──────── Task inputs

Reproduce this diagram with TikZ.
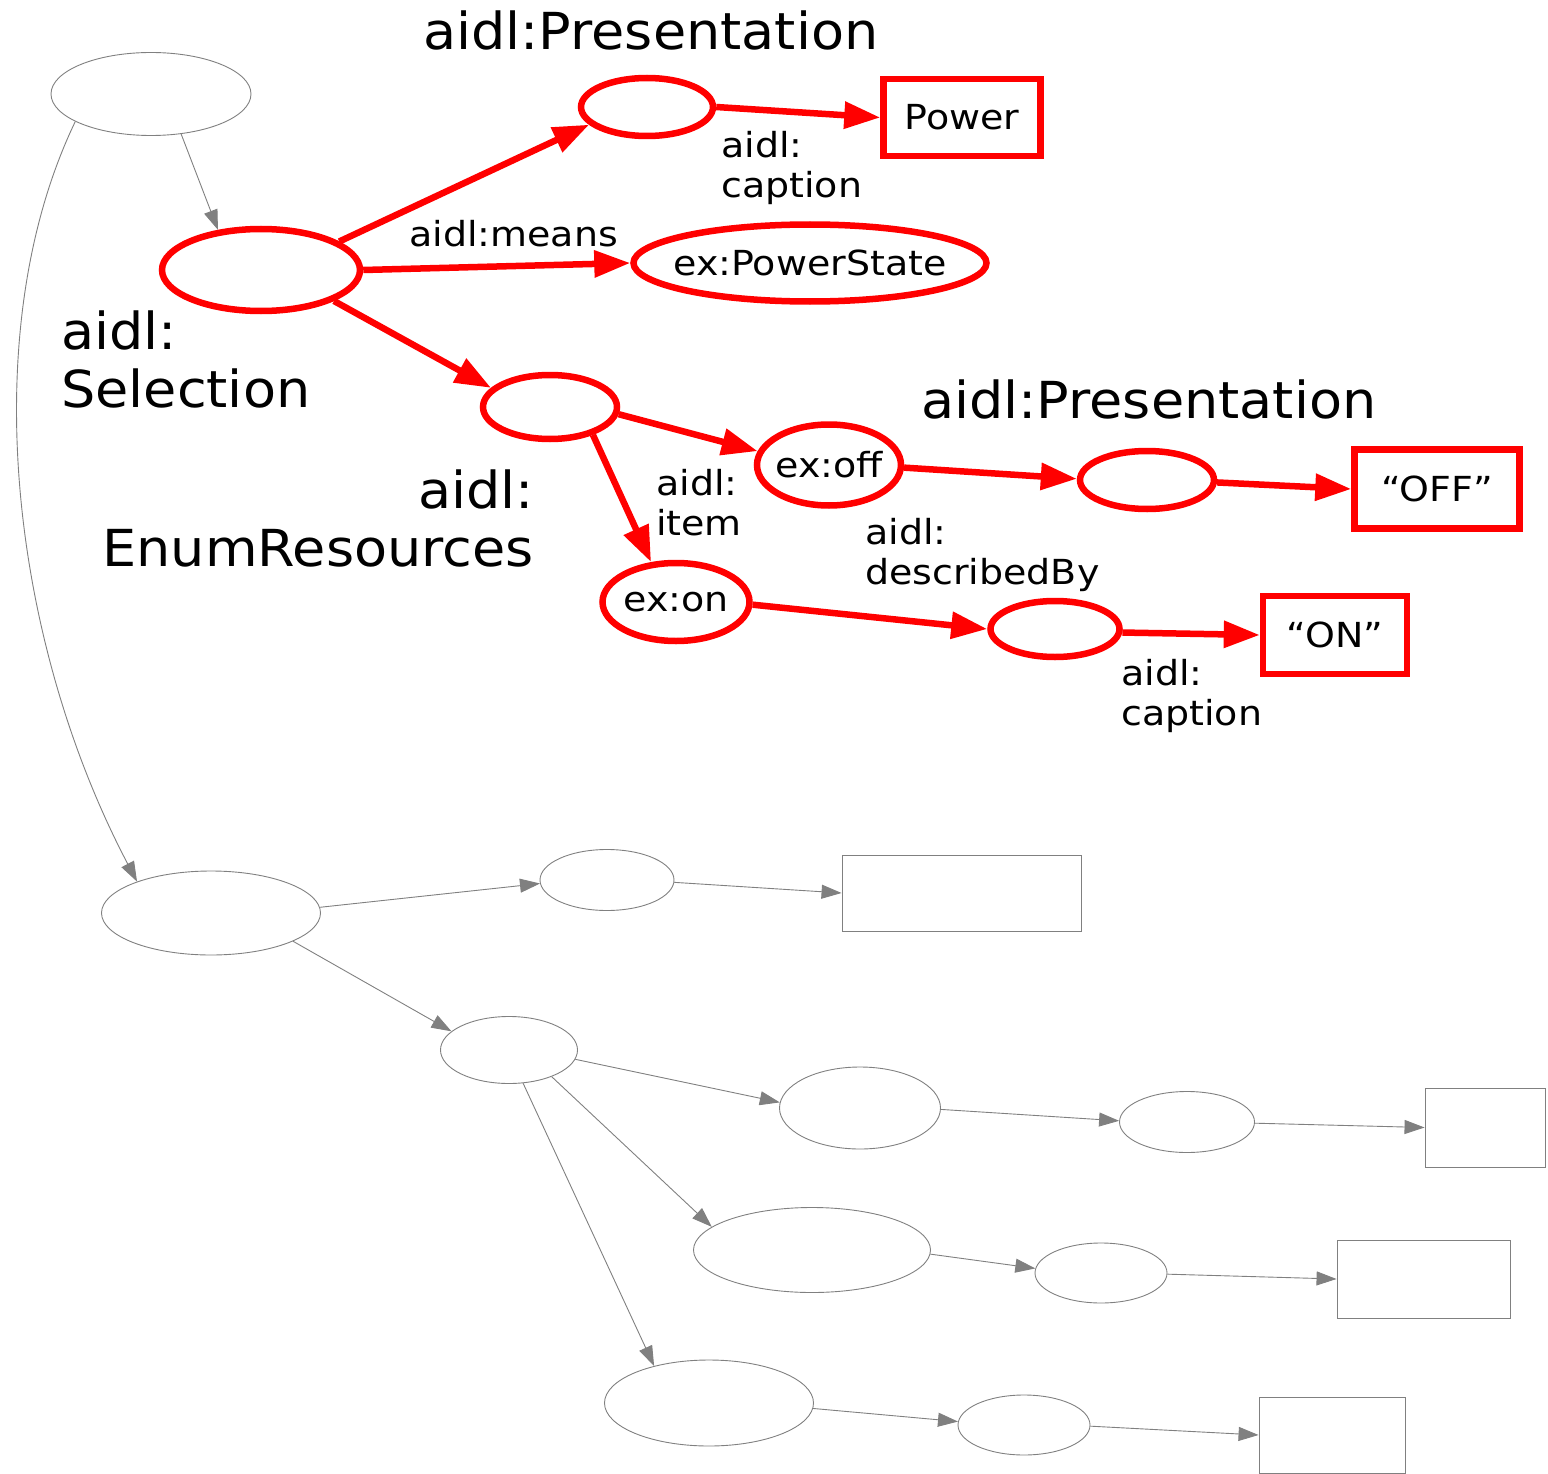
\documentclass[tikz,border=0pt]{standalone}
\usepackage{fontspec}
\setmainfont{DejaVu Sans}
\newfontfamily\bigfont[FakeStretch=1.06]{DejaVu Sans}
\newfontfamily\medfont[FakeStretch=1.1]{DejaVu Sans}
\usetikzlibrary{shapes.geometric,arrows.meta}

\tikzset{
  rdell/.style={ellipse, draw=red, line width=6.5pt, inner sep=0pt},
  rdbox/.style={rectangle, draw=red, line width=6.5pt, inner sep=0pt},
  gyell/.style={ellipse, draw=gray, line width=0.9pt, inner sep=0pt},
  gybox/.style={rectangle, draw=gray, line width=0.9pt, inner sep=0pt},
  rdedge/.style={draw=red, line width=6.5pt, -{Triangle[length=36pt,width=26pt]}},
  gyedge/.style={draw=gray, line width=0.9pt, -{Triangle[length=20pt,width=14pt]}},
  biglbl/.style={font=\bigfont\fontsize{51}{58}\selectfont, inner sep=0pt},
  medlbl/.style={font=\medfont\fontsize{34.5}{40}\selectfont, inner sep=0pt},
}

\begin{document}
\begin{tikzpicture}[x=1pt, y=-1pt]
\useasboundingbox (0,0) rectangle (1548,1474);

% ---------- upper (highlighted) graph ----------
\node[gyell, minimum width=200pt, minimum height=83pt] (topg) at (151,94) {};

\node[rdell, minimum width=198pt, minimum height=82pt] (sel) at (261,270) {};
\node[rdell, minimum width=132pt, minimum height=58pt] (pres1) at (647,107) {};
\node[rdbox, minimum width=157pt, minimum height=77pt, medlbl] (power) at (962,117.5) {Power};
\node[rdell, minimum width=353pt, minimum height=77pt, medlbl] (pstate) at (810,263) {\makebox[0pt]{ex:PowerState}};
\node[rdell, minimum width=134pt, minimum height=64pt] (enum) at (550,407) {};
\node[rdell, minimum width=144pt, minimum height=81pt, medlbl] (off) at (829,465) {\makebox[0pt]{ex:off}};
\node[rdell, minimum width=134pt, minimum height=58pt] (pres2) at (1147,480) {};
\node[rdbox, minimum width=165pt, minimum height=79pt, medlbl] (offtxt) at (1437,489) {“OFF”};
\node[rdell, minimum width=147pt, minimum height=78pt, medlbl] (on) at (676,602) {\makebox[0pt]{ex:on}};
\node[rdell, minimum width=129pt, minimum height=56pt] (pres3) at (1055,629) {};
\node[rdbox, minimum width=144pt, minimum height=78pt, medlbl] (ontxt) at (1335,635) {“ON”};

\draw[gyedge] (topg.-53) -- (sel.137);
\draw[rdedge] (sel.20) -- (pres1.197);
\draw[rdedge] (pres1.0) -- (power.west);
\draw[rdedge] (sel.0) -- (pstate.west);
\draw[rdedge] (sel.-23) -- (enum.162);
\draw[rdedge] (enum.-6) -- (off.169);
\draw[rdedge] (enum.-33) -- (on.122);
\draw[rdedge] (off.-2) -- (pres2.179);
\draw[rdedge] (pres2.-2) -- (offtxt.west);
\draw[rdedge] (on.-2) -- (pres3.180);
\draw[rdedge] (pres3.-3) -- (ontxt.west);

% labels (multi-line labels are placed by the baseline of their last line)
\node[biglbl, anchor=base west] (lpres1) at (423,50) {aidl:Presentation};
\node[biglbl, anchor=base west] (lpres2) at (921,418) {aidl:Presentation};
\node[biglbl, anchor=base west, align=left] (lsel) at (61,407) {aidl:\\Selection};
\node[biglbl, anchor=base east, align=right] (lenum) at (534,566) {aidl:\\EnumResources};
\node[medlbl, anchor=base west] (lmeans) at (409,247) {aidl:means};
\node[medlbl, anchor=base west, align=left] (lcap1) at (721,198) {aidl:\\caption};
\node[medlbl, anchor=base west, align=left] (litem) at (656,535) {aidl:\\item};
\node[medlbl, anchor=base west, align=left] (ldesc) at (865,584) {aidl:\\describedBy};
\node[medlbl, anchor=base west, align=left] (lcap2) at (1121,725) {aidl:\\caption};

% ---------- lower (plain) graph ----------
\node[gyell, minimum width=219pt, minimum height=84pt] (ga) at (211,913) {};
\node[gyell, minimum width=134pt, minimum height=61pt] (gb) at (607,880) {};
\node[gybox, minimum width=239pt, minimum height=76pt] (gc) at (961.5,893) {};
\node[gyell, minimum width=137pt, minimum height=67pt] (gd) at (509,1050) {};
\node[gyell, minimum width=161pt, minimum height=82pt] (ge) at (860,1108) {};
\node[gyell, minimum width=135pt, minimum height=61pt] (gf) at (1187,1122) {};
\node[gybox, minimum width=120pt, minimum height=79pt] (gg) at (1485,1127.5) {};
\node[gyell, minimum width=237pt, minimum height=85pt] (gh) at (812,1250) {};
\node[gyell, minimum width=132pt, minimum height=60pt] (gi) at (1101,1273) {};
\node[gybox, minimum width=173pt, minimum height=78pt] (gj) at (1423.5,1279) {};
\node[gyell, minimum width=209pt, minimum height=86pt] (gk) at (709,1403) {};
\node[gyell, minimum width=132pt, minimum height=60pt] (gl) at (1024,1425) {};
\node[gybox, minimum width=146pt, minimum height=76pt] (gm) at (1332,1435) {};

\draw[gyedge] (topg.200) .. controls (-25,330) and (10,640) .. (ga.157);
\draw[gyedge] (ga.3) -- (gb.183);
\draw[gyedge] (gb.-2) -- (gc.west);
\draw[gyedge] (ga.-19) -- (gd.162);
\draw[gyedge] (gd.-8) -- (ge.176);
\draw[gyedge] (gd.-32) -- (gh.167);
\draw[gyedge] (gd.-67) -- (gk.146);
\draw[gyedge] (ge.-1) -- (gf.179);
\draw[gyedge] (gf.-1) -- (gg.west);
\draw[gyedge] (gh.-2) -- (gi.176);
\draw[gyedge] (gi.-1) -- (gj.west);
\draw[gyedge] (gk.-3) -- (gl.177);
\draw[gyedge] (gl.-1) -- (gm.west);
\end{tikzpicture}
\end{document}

────────────────
──────── Task inputs

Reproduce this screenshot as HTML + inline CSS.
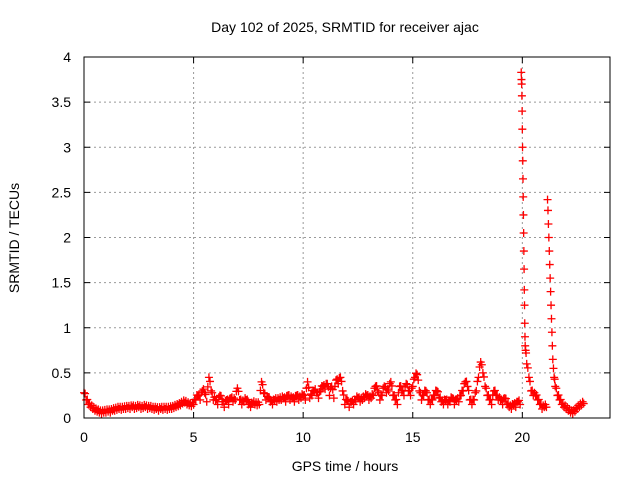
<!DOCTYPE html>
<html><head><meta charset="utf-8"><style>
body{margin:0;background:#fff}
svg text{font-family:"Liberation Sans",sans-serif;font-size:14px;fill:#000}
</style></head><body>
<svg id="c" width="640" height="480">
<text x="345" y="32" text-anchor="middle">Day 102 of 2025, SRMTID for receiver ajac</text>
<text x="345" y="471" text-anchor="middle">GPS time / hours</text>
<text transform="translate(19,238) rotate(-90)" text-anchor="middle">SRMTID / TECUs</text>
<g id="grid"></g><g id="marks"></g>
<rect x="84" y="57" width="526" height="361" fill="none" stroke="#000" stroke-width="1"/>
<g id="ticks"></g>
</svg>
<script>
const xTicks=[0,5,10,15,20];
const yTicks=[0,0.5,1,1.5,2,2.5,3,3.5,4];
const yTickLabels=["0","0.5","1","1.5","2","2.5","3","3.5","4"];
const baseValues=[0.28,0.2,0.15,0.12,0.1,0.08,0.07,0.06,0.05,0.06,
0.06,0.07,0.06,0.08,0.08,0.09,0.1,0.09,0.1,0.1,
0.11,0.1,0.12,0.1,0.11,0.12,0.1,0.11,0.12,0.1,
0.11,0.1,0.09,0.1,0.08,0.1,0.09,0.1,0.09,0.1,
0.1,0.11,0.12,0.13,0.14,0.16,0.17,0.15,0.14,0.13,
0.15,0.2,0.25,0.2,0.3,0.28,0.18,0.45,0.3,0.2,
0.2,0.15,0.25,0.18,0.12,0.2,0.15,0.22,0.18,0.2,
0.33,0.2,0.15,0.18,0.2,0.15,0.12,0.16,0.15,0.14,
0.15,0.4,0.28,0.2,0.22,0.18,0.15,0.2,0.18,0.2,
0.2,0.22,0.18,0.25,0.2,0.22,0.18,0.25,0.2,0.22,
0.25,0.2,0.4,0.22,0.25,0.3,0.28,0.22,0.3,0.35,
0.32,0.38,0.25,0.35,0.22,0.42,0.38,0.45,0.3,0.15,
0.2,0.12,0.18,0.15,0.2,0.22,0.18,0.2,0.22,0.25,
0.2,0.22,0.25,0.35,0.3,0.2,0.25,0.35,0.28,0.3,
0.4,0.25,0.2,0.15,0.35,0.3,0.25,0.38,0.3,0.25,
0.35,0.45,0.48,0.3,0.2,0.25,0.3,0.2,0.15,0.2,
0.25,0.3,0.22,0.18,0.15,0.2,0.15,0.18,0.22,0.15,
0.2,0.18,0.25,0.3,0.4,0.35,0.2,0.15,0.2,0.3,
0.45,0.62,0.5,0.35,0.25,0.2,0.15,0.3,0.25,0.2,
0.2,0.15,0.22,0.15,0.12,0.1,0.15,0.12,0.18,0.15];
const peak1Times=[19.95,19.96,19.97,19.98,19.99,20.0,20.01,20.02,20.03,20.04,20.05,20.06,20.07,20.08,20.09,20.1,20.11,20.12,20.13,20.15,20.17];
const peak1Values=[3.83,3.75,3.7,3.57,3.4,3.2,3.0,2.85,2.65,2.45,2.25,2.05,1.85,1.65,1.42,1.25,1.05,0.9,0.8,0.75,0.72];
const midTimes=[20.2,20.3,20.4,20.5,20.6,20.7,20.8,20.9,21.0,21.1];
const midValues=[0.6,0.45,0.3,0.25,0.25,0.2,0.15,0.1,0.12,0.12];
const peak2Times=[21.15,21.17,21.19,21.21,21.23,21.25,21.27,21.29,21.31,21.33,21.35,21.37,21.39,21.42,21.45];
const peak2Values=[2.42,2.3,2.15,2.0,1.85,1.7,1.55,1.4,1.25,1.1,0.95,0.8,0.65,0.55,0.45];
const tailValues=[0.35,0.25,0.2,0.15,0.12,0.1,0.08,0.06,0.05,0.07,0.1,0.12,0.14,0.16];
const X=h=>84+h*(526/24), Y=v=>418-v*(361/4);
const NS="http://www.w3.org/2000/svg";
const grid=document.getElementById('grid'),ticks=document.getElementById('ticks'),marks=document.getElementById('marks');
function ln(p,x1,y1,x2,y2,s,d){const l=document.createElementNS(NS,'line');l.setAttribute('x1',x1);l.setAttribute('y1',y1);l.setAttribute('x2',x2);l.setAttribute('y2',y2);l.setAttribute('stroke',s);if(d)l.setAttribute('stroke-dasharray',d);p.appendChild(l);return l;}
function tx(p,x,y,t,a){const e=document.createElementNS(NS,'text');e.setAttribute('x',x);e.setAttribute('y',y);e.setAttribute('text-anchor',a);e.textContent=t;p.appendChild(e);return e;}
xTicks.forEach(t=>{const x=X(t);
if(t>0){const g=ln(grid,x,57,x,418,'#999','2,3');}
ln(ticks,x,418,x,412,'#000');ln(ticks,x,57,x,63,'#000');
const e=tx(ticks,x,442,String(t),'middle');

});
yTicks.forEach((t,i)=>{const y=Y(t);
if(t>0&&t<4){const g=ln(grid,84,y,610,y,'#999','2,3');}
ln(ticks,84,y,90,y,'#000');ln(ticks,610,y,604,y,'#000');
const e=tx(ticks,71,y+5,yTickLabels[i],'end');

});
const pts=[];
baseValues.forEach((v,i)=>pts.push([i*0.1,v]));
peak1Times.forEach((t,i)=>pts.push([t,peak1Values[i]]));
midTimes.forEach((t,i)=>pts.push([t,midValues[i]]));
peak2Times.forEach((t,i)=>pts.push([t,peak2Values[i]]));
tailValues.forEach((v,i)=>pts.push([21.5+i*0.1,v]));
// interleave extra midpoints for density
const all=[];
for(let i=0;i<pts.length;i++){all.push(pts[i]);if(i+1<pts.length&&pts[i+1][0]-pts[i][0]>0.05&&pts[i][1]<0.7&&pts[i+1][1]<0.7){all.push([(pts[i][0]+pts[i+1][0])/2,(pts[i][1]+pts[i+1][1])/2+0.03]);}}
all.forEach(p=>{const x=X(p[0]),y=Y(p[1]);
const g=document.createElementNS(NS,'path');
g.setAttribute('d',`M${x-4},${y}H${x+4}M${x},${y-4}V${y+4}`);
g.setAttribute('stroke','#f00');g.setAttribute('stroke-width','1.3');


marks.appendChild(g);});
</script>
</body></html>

────────────────

* **Stated problem**
Only the lines from the one bearing "Reproduce this diagram with TikZ." to the one bearing "minimum width=200pt, minimum", both included, should be restated word for word, with pictures left out.

* **Solved problem**
Reproduce this diagram with TikZ.
\documentclass[tikz,border=0pt]{standalone}
\usepackage{fontspec}
\setmainfont{DejaVu Sans}
\newfontfamily\bigfont[FakeStretch=1.06]{DejaVu Sans}
\newfontfamily\medfont[FakeStretch=1.1]{DejaVu Sans}
\usetikzlibrary{shapes.geometric,arrows.meta}

\tikzset{
  rdell/.style={ellipse, draw=red, line width=6.5pt, inner sep=0pt},
  rdbox/.style={rectangle, draw=red, line width=6.5pt, inner sep=0pt},
  gyell/.style={ellipse, draw=gray, line width=0.9pt, inner sep=0pt},
  gybox/.style={rectangle, draw=gray, line width=0.9pt, inner sep=0pt},
  rdedge/.style={draw=red, line width=6.5pt, -{Triangle[length=36pt,width=26pt]}},
  gyedge/.style={draw=gray, line width=0.9pt, -{Triangle[length=20pt,width=14pt]}},
  biglbl/.style={font=\bigfont\fontsize{51}{58}\selectfont, inner sep=0pt},
  medlbl/.style={font=\medfont\fontsize{34.5}{40}\selectfont, inner sep=0pt},
}

\begin{document}
\begin{tikzpicture}[x=1pt, y=-1pt]
\useasboundingbox (0,0) rectangle (1548,1474);

% ---------- upper (highlighted) graph ----------
\node[gyell, minimum width=200pt, minimum height=83pt] (topg) at (151,94) {};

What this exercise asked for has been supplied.